The fiber thickness scam
The number to check is the micron count — the diameter of the wool fiber. Lower microns mean softer fabric. The scam is that brands often advertise "merino" without specifying micron count, and the cheaper their wool is, the higher the micron count.
Anything above 19.5 microns will feel slightly itchy against bare skin. Anything below 17 microns will be silky soft but will pill faster. The sweet spot is 17 to 18.5 microns — soft enough for next-to-skin wear, durable enough for repeated wearing.
If a brand doesn't list the micron count on the product page, assume the worst.
The two that work
Smartwool Classic Thermal Merino Quarter Zip ($120). 250 GSM weight, 18.5 microns, made in the U.S. with merino sourced from a transparent supply chain. After three winters of weekly wear, my Smartwool quarter zips show wear at the cuffs but no pilling on the body. The cut is true to size and slightly long in the torso, which keeps it tucked when active.
The reason Smartwool has stayed at the top of this category for two decades is consistent quality control. Their factory partners are vetted. Their wool sourcing is documented. Pay the price and you get a base layer that earns it.
Icebreaker Oasis 200 Long Sleeve Crewe ($120). 200 GSM weight, 18.5 microns, slightly slimmer cut than Smartwool. Better as a true base layer under other clothing; less ideal as a standalone shirt. The fabric is slightly silkier than Smartwool's at the same micron count, which makes it more comfortable but slightly less durable.
Icebreaker's transparency in sourcing is industry-leading — every garment includes a "Baacode" that lets you trace the wool back to specific New Zealand farms. After two winters of regular use, mine show light pilling under the arms but nowhere else. Not bad for a layer worn under sweaters and jackets daily.
The four that didn't make the cut
Brand A ($90, marketed as "premium merino"). Does not specify micron count. Pilled within three weeks on the upper back. Shrunk one full size after the second wash, despite cold-wash care.
Brand B ($150, marketed as "ultralight"). 16.5 microns and 150 GSM — the kind of spec sheet that wins reviews. In practice, the fabric is too thin to provide warmth and too fragile for regular wear. Developed a hole at the elbow after about 20 wears.
Brand C ($60, fast-fashion entry). 19.5 microns. Itched against the skin from day one. Lasted about a season before the hem started fraying.
Brand D ($110, niche brand). Decent fabric, terrible cut. The shoulder seams ran two inches outboard of where they should have been, which made the shirt unwearable as a base layer under anything fitted.

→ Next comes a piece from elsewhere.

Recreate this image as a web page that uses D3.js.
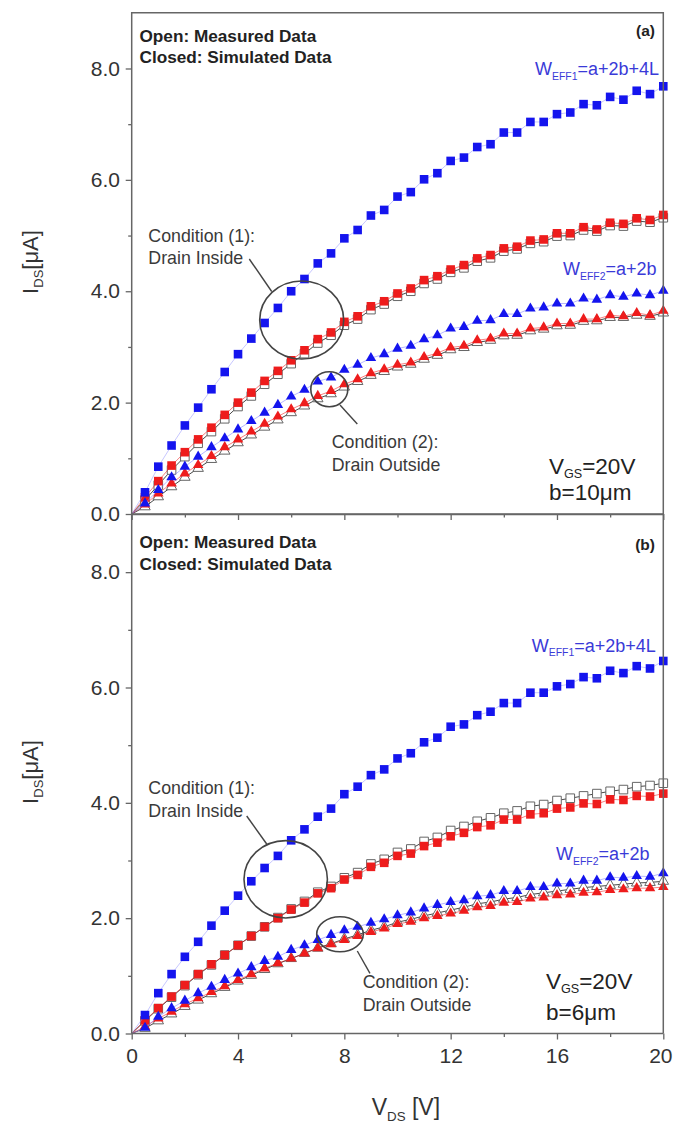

How to care for what you buy
Wash inside out, cold water, with merino-specific or wool-safe detergent. No fabric softener. Lay flat to dry, never tumble. Spot-clean small stains rather than washing the whole garment.
Merino layers should be washed every three to five wears, not every wear. The natural odor resistance is real and washing too often shortens the lifespan dramatically. Air them out between wears and you'll get away with surprising stretches.
When to buy
Both Smartwool and Icebreaker run their best sales in late winter — February and March, after the season's demand has cooled. Discounts of 25 to 35% on previous-year colors are standard. Buy then for next winter. The fabric and fit don't change between years; you're paying retail at the start of the season for nothing.
A single high-quality merino base layer will outperform two cheap ones, last twice as long, and cost less per wear. This is one of the categories where the premium pricing is real and worth paying.